Even if you're unhappy or angry about the break-up, still be as pleasant as you can. Help her remember what she liked about you when times were good. If your girlfriend accepts your apology for what led to the break up as genuine and sees how nice you can be again, you may be able to get her back.
Here are some things to do when you see or talk to your ex-girlfriend.
* Really listen, and show it with eye-contact and putting down what you are doing while she talks
* Never interrupt or cut her off
* Let her finish expressing herself before you take your turn to speak
* Avoid imposing "oughts" on her--such as telling her what she ought to feel or ought to do.
Your girlfriend won't come back to you if you are bossy or overbearing. Always get her side of an issue and sincerely take it into consideration. Let her know you mean it when you say you want to know how she is feeling and what she is thinking.
3. Take note whether your strategies are having the desired effect--and when they aren't. Look for evidence that her attitude toward you is getting softer. Perhaps she's a little nicer when you're with her. Maybe you have been seeing her more often or having more phone conversations.

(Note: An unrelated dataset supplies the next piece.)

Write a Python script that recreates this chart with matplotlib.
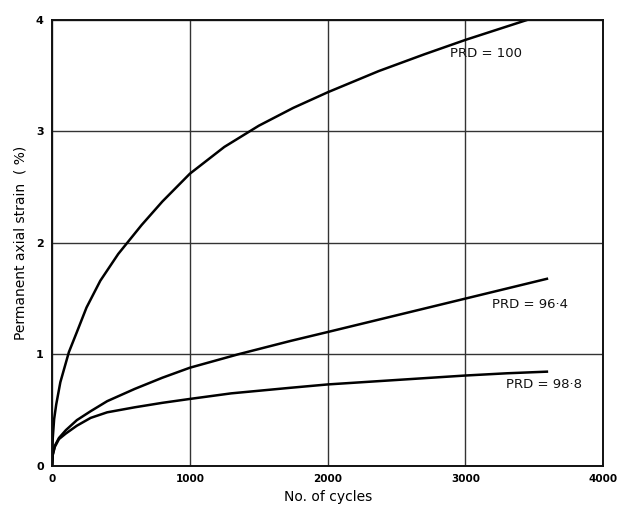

Maybe she even initiates the contact with you more often than before, or is less distant and evasive than she has been for a long time. Your efforts to get her back are working!
When she sees how nice it is to be with you, she'll want to get together with you more often. Then she'll remember why she became your girlfriend in the first place.
Watch for the flip side, too. Notice if your girlfriend suddenly stops spending as much time with you as before, or if she gets angry when you talk to her, or becomes more distant and evasive. Those are warning signs that you're trying too hard. Being demanding and pushy will make her uncomfortable and sabotage the progress you've made by following these steps. Back off, relax, and just be yourself. This will improve your chance of getting back with your ex-girlfriend.
These three steps will lay a foundation for getting your ex-girlfriend back.